Imagino-me numa armadilha: escolher quem foi o melhor saxofonista com quem Miles Davis trabalhou. Charlie Parker seria a resposta óbvia: o próprio Miles diz isso em sua biografia, mas com Bird a coisa se deu ao avesso do que quero perguntar. Ou seja: Miles foi sideman de Parker. Quero saber quem foi o melhor saxofonista dos muitos sidemen do grande trompetista. A lista é boa: John Coltrane, Wayne Shorter, George Coleman, Cannonball Adderlley, Bill Evans, Joe Henderson, Sam Rivers, Eddie Lockjaw Davis, Dave Liebman, Sonny Rollins, Stan Getz, Sonny Stitt, Lee Konitz, Gerry Mulligan. Há mais, mas a memória me falha. Bem, os citados John Coltrane, Sonny Rollins, Stan Getz e Gerry Mulligan não contam. São tão absolutos quanto Miles, criadores únicos, líderes por natureza e dever.
E os que “sobram”? Desses, para mim, o que melhor acompanhou Miles, o que melhor fraseou com ele, capturando a genialidade do mestre, foi Hank Mobley, cujo sopro e performance conheci no disco ao lado, ao vivo, selo Columbia. Mas não se engane: Hank só trabalhou com Miles em estúdio num disco – e que disco! -: Someday My Prince Will Come, de 1961. Ao vivo, além do citado exemplo do Carnegie Hall, há outro discaço: In Person: Friday and Saturday Nights at the Blackhawk.
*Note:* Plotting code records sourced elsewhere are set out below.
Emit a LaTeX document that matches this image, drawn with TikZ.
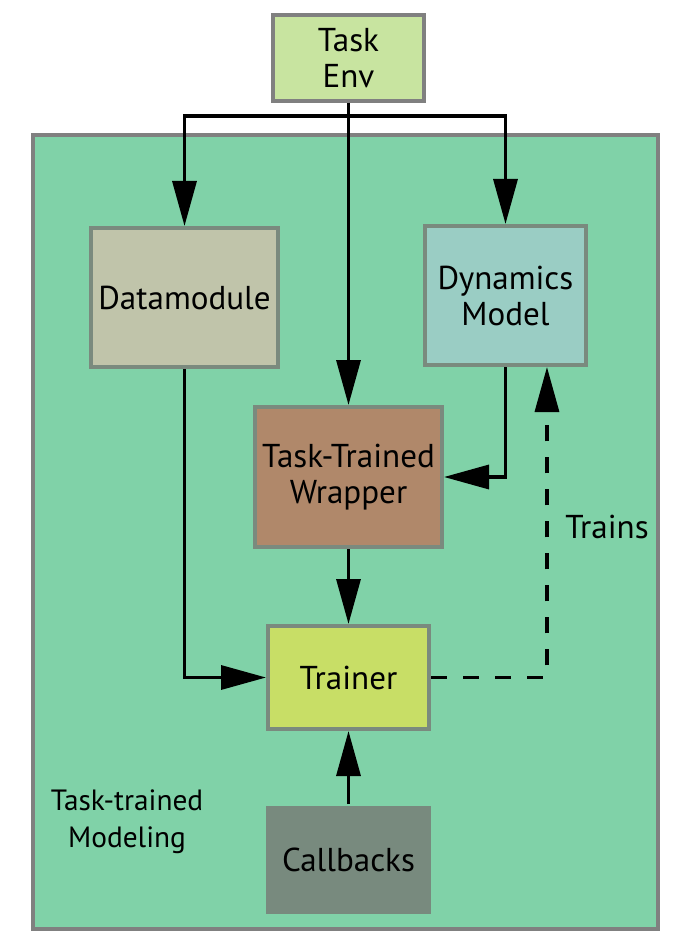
\documentclass[tikz,border=0pt]{standalone}
\usepackage{fontspec}
\setmainfont{PT Sans}
\usetikzlibrary{arrows.meta,calc}
\definecolor{contfill}{HTML}{80D2A8}
\definecolor{contline}{HTML}{808080}
\definecolor{boxline}{HTML}{7A8A7E}
\definecolor{envfill}{HTML}{C8E4A0}
\definecolor{dmfill}{HTML}{C0C4AA}
\definecolor{dyfill}{HTML}{9ACDC4}
\definecolor{wrfill}{HTML}{B0886A}
\definecolor{trfill}{HTML}{C8DE66}
\definecolor{cbfill}{HTML}{788A7E}
\tikzset{
  blk/.style={draw=boxline, line width=3pt, inner sep=0pt, align=center,
    font=\fontsize{24.8}{27}\selectfont},
  conn/.style={line width=2.5pt, -{Triangle[length=33.75pt,width=18pt]}},
  dconn/.style={conn, dash pattern=on 12pt off 12pt},
  lbl/.style={inner sep=0pt, align=center, font=\fontsize{22}{27.75}\selectfont}
}
\begin{document}
\begin{tikzpicture}[x=0.75pt,y=-0.75pt]
\useasboundingbox (0,0) rectangle (676,948);
% container
\node[draw=contline, fill=contfill, line width=3pt, inner sep=0pt,
  minimum width=625*0.75pt, minimum height=794*0.75pt] (cont) at (345.5,532) {};
% boxes
\node[blk, draw=contline, fill=envfill, minimum width=151*0.75pt, minimum height=86*0.75pt] (te) at (348.5,58) {Task\\Env};
\node[blk, fill=dmfill, minimum width=187*0.75pt, minimum height=139*0.75pt] (dm) at (184.5,297.5) {Datamodule};
\node[blk, fill=dyfill, minimum width=161*0.75pt, minimum height=139*0.75pt] (dy) at (505.5,295.5) {Dynamics\\Model};
\node[blk, fill=wrfill, minimum width=187*0.75pt, minimum height=140*0.75pt] (wr) at (348.5,477) {Task-Trained\\Wrapper};
\node[blk, fill=trfill, minimum width=161*0.75pt, minimum height=103*0.75pt] (tr) at (348.5,677.5) {Trainer};
\node[blk, draw=none, fill=cbfill, minimum width=165*0.75pt, minimum height=108*0.75pt] (cb) at (348.5,860) {Callbacks};
% labels
\node[lbl] (ttm) at (127,822) {Task-trained\\Modeling};
\node[inner sep=0pt, anchor=base west, font=\fontsize{24.8}{27}\selectfont] (trn) at (565,538) {Trains};
% junctions
\coordinate (jL) at (184.5,116);
\coordinate (jR) at (505.5,116);
% connectors
\draw[conn] (te.south) -- (wr.north);
\draw[conn] (te.south) |- (jL) -- (dm.north);
\draw[conn] (te.south) |- (jR) -- (dy.north);
\draw[conn] (dm.south) |- (tr.west);
\draw[conn] (dy.south) |- (wr.east);
\draw[conn] (wr.south) -- (tr.north);
\draw[dconn] (tr.east) -| ([xshift=31.1pt]dy.south);
\draw[conn] (cb.north) -- (tr.south);
\end{tikzpicture}
\end{document}
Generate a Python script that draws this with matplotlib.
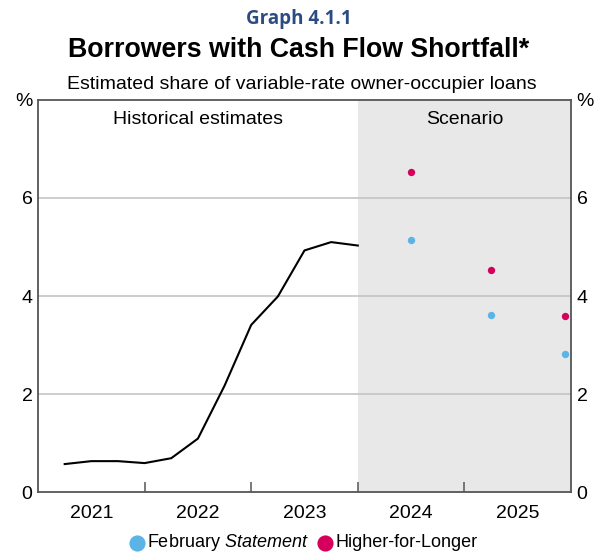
import numpy as np
import matplotlib.pyplot as plt

plt.rcParams['font.family'] = ['Liberation Sans', 'DejaVu Sans']
plt.rcParams['mathtext.fontset'] = 'custom'
plt.rcParams['mathtext.it'] = 'Liberation Sans:italic'
plt.rcParams['mathtext.rm'] = 'Liberation Sans'

# historical estimates, quarterly
hist_x = [2021.25, 2021.5, 2021.75, 2022.0, 2022.25, 2022.5, 2022.75,
          2023.0, 2023.25, 2023.5, 2023.75, 2024.0]
hist_y = [0.57, 0.63, 0.63, 0.59, 0.69, 1.09, 2.17, 3.41, 3.99, 4.93, 5.10, 5.03]

# scenario points
scen_x = [2024.5, 2025.25, 2025.94]
feb_y = [5.14, 3.61, 2.82]
hfl_y = [6.53, 4.54, 3.59]

year_labels = ['2021', '2022', '2023', '2024', '2025']
yticks = [0, 2, 4, 6, 8]
ytick_labels = ['0', '2', '4', '6', '%']

spine_col = '#555555'
blue_dot = '#5ab4e5'
red_dot = '#d6005c'

fig = plt.figure(figsize=(5.97, 5.54), dpi=100)
ax = fig.add_axes([0.0637, 0.1119, 0.8927, 0.7076])

ax.axvspan(2024.0, 2026.0, color='#e8e8e8', zorder=0, lw=0)
for g in [2, 4, 6]:
    ax.axhline(g, color='#c0c0c0', lw=1.1, zorder=1)

ax.plot(hist_x, hist_y, color='black', lw=1.5, zorder=3)
ax.scatter(scen_x, feb_y, s=28, color=blue_dot, zorder=4, lw=0,
           label='February $\\it{Statement}$')
ax.scatter(scen_x, hfl_y, s=28, color=red_dot, zorder=4, lw=0,
           label='Higher-for-Longer')

ax.set_xlim(2021, 2026)
ax.set_ylim(0, 8)

# year ticks at boundaries, labels in the middle of each year
ax.set_xticks([2022, 2023, 2024, 2025])
ax.set_xticklabels([])
ax.tick_params(axis='x', which='major', direction='in', length=7, width=1.1,
               color=spine_col)
ax.set_xticks([y + 0.5 for y in range(2021, 2026)], minor=True)
ax.set_xticklabels(year_labels, minor=True, fontsize=14)
ax.tick_params(axis='x', which='minor', length=0, pad=9)

ax.set_yticks(yticks)
ax.set_yticklabels(ytick_labels, fontsize=14)
ax.tick_params(axis='y', length=0, pad=4, labelright=True, right=False)

for s in ax.spines.values():
    s.set_color(spine_col)
    s.set_linewidth(1.3)

ax.text(2022.5, 7.6, 'Historical estimates', ha='center', va='center', fontsize=14)
ax.text(2025.0, 7.6, 'Scenario', ha='center', va='center', fontsize=14)

fig.text(0.5, 0.965, 'Graph 4.1.1', ha='center', va='center', fontsize=13.5,
         fontweight='bold', color='#2b4c82', family=['Open Sans', 'DejaVu Sans'])
fig.text(0.5, 0.909, 'Borrowers with Cash Flow Shortfall*', ha='center', va='center',
         fontsize=19.3, fontweight='bold')
fig.text(0.505, 0.848, 'Estimated share of variable-rate owner-occupier loans',
         ha='center', va='center', fontsize=14)

fig.legend(loc='center', bbox_to_anchor=(0.507, 0.02), ncol=2, frameon=False,
           fontsize=13, handlelength=1.0, handletextpad=0.05, columnspacing=0.4,
           markerscale=2.2, borderaxespad=0)

fig.savefig('out.png', dpi=100)
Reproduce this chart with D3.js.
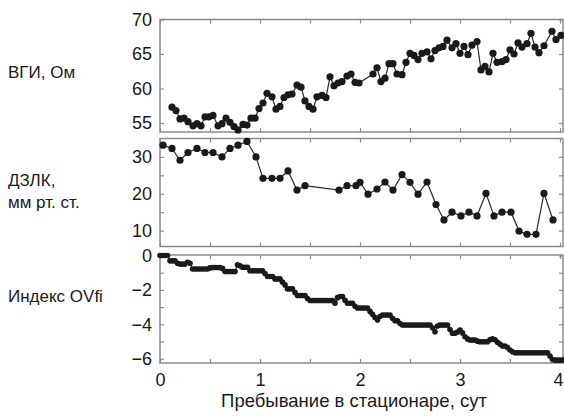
<!DOCTYPE html>
<html>
<head>
<meta charset="utf-8">
<script src="https://cdn.jsdelivr.net/npm/d3@7"></script>
<style>
  body { margin: 0; background: #fff; }
  text { font-family: "Liberation Sans", Arial, sans-serif; fill: #1a1a1a; }
</style>
</head>
<body>
<div id="chart"></div>
<script>
// ВГИ, Ом
const vgiTime = [0.12,0.16,0.20,0.24,0.28,0.33,0.37,0.41,0.45,0.49,0.53,0.58,0.62,0.66,0.70,0.74,0.78,0.83,0.87,0.91,
  0.95,0.99,1.03,1.07,1.12,1.16,1.20,1.24,1.28,1.32,1.37,1.41,1.45,1.49,1.53,1.57,1.62,1.66,1.70,1.74,
  1.78,1.82,1.87,1.91,1.95,1.99,2.13,2.17,2.21,2.25,2.29,2.33,2.37,2.42,2.46,2.50,2.54,2.58,2.62,2.67,
  2.71,2.75,2.79,2.83,2.87,2.92,2.96,3.00,3.04,3.08,3.12,3.17,3.21,3.25,3.29,3.33,3.37,3.42,3.46,3.50,
  3.54,3.58,3.62,3.67,3.71,3.75,3.79,3.84,3.92,3.96,4.01];
const vgiValue = [57.3,56.8,55.6,55.7,55.2,54.6,54.9,54.6,55.9,55.9,56.1,54.6,54.9,55.7,55.1,54.5,54.0,54.8,54.7,55.7,
  55.7,57.1,57.9,59.3,58.8,57.0,57.4,58.7,59.1,59.2,60.5,60.2,58.2,57.4,57.0,58.8,59.0,58.7,61.7,60.4,
  60.8,61.0,61.8,62.1,60.9,60.8,62.1,63.0,61.0,61.5,63.6,63.6,62.1,62.0,63.8,65.1,64.8,64.2,65.1,65.3,
  64.3,65.5,65.9,66.1,67.0,65.9,66.5,65.1,66.1,64.9,66.3,66.8,62.7,63.2,62.4,65.1,63.8,63.9,64.2,65.6,
  65.0,66.6,66.0,66.5,68.0,66.0,65.2,66.2,68.3,67.1,67.7];

// ДЗЛК, мм рт. ст.
const dzlkTime = [0.03,0.12,0.20,0.28,0.37,0.45,0.53,0.62,0.70,0.78,0.87,0.96,1.03,1.12,1.20,1.28,1.37,1.45,
  1.79,1.87,1.96,2.00,2.08,2.17,2.25,2.33,2.42,2.50,2.58,2.67,2.76,2.84,2.92,3.01,3.09,3.17,3.26,3.34,
  3.42,3.51,3.59,3.67,3.76,3.84,3.93];
const dzlkValue = [33.2,32.3,29.1,31.2,32.3,31.2,31.2,30.0,32.3,33.2,34.2,30.0,24.2,24.2,24.2,26.2,21.0,22.2,
  21.0,22.2,22.2,23.1,19.9,21.3,23.2,21.0,25.2,23.1,19.9,23.2,17.1,12.9,15.0,14.0,15.0,14.0,20.1,14.0,
  15.0,15.0,9.9,9.0,9.0,20.1,12.9];

// Индекс OVfi, one reading every 0.025 day from day 0
const ovfiStep = 0.025;
const ovfiValue = [0,0,0,0,-0.31,-0.31,-0.31,-0.45,-0.5,-0.5,
  -0.5,-0.39,-0.45,-0.78,-0.78,-0.78,-0.78,-0.78,-0.78,-0.78,
  -0.72,-0.7,-0.7,-0.7,-0.7,-0.75,-0.93,-0.93,-0.93,-0.93,
  -0.93,-0.54,-0.6,-0.68,-0.68,-0.68,-0.89,-0.89,-0.89,-0.89,
  -0.89,-0.89,-1.05,-1.22,-1.22,-1.22,-1.36,-1.36,-1.36,-1.55,
  -1.71,-1.94,-1.94,-1.94,-2.15,-2.33,-2.33,-2.33,-2.33,-2.5,
  -2.62,-2.62,-2.62,-2.62,-2.62,-2.62,-2.62,-2.62,-2.62,-2.62,
  -2.77,-2.45,-2.39,-2.39,-2.6,-2.78,-2.78,-2.78,-2.95,-3.05,
  -3.05,-3.05,-3.05,-3.05,-3.25,-3.42,-3.6,-3.75,-3.55,-3.46,
  -3.46,-3.46,-3.46,-3.65,-3.79,-3.79,-3.95,-4.04,-4.04,-4.04,
  -4.04,-4.04,-4.04,-4.04,-4.04,-4.04,-4.04,-4.04,-4.04,-4.2,
  -4.43,-4.1,-4.04,-4.04,-4.04,-4.04,-4.3,-4.52,-4.52,-4.45,
  -4.33,-4.5,-4.72,-4.85,-4.91,-4.91,-4.91,-4.98,-5.01,-5.01,
  -5.01,-5.01,-4.9,-4.85,-4.9,-5.05,-5.15,-5.26,-5.26,-5.35,
  -5.49,-5.6,-5.65,-5.65,-5.65,-5.65,-5.65,-5.65,-5.65,-5.65,
  -5.65,-5.65,-5.65,-5.65,-5.65,-5.65,-5.85,-6.05,-6.08,-6.08,
  -6.08,-6.08];

const xTicks = [0,0.5,1,1.5,2,2.5,3,3.5,4];
const xTickLabels = [0,1,2,3,4];
const vgiTicks = [55,60,65,70];
const dzlkTicks = [10,15,20,25,30];
const dzlkTickLabels = [10,20,30];
const ovfiTicks = [0,-1,-2,-3,-4,-5,-6];
const ovfiTickLabels = [0,-2,-4,-6];
const xTitle = "Пребывание в стационаре, сут";

const svgWidth = 564, svgHeight = 416;
const left = 160, right = 563;

const svg = d3.select("#chart").append("svg")
    .attr("width", svgWidth)
    .attr("height", svgHeight);

const x = d3.scaleLinear().domain([0, 4.03]).range([left, right]);

const fmt = d => String(d).replace("-", "\u2212");

const panels = [
    { time: vgiTime, value: vgiValue, top: 19.5, bottom: 132, domain: [53.7, 70],
      ticks: vgiTicks, labels: vgiTicks, r: 3.6, lines: [{ t: "ВГИ, Ом", y: 78 }] },
    { time: dzlkTime, value: dzlkValue, top: 138.5, bottom: 246.5, domain: [5.7, 35],
      ticks: dzlkTicks, labels: dzlkTickLabels, r: 3.6,
      lines: [{ t: "ДЗЛК,", y: 186 }, { t: "мм рт. ст.", y: 208 }] },
    { time: ovfiValue.map((d, i) => i * ovfiStep), value: ovfiValue, top: 255, bottom: 363,
      domain: [-6.25, 0.03], ticks: ovfiTicks, labels: ovfiTickLabels, r: 2.8,
      lines: [{ t: "Индекс OVfi", y: 302 }] }
];

panels.forEach(function (p, pi) {
    const y = d3.scaleLinear().domain(p.domain).range([p.bottom, p.top]);
    const g = svg.append("g");

    g.append("rect")
        .attr("x", left).attr("y", p.top)
        .attr("width", right - left).attr("height", p.bottom - p.top)
        .attr("fill", "none").attr("stroke", "#8c8c8c").attr("stroke-width", 1.5);

    const yLeft = d3.axisLeft(y).tickValues(p.ticks).tickSize(-4).tickPadding(8)
        .tickFormat(d => p.labels.includes(d) ? fmt(d) : "");
    const yRight = d3.axisRight(y).tickValues(p.ticks).tickSize(-4).tickFormat("");
    const xTop = d3.axisTop(x).tickValues(xTicks).tickSize(-4).tickFormat("");
    const xBottom = d3.axisBottom(x).tickValues(xTicks).tickSize(-4).tickPadding(10)
        .tickFormat(d => pi === 2 && xTickLabels.includes(d) ? fmt(d) : "");

    [[yLeft, "translate(" + left + ",0)"], [yRight, "translate(" + right + ",0)"],
     [xTop, "translate(0," + p.top + ")"], [xBottom, "translate(0," + p.bottom + ")"]]
        .forEach(function (a) {
            const ax = g.append("g").attr("transform", a[1]).call(a[0]);
            ax.select(".domain").remove();
            ax.selectAll("line").attr("stroke", "#8c8c8c").attr("stroke-width", 1.2);
            ax.selectAll("text").attr("font-size", 18).attr("fill", "#1a1a1a")
                .style("font-family", "'Liberation Sans', Arial, sans-serif");
        });

    // keep the last day label inside the window
    if (pi === 2) {
        g.selectAll(".tick text").filter(d => d === 4).attr("dx", -2);
    }

    const pts = p.time.map((t, i) => [t, p.value[i]]);

    g.append("path")
        .datum(pts)
        .attr("fill", "none")
        .attr("stroke", "#2a2a2a")
        .attr("stroke-width", 1.2)
        .attr("d", d3.line().x(d => x(d[0])).y(d => y(d[1])));

    g.selectAll("circle")
        .data(pts)
        .enter().append("circle")
        .attr("cx", d => x(d[0]))
        .attr("cy", d => y(d[1]))
        .attr("r", p.r)
        .attr("fill", "#1a1a1a");

    p.lines.forEach(function (l) {
        svg.append("text")
            .attr("x", 8)
            .attr("y", l.y)
            .attr("font-size", 17)
            .text(l.t);
    });
});

svg.append("text")
    .attr("x", 354)
    .attr("y", 407)
    .attr("text-anchor", "middle")
    .attr("font-size", 18.5)
    .text(xTitle);
</script>
</body>
</html>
Nesses discos é possível ouvir a precisão melódica que fez o crítico Leonard Feather afirmar que Hank Mobley era o campeão peso médio dos sax tenores.
Veja só! Apenas um disco em estúdio pode ser parâmetro para considerar um som superlativo? Pode. Claro que é um juízo subjetivo, uma visão particular sobre o desempenho de um artista. Seria muito mais fácil, e possivelmente mais efetivo, se eu avaliasse performances de Wayne Shorter, tenor presente em pelo menos cinco álbuns de estúdio e um ao vivo. O som musculoso de Hank Mobley, herança do hard bop que ele tanto amou e praticou, combinou muito adequadamente com o fraseado cortante de Miles (ao menos no disco ao vivo), algo um tanto distante do jazz modal de um Kind of Blue, por exemplo. É só ouvir AQUI.
Hank gravou 35 discos como líder – 25 deles (em 16 anos) pela Blue Note, a gravadora que lhe deu liberdade para criar e para escolher os sidemen. Foi um criador quase tão prolífico quanto John Coltrane, e muitos críticos o consideravam tão inovador melodicamente quanto seu ídolo, Sonny Rollins. Esta postagem, entretanto, é para falar de um Hank Mobley específico, sideman de Miles Davis, aquele que foi além de um acompanhante. Para mim, norteou muita coisa que Miles fez, mesmo que durante pouco tempo. Enfim, não há necessidade de extensão temporal para que a genialidade se expresse. AQUI, um apanhado de duas horas e meia de grande som. Do grande Hank Mobley.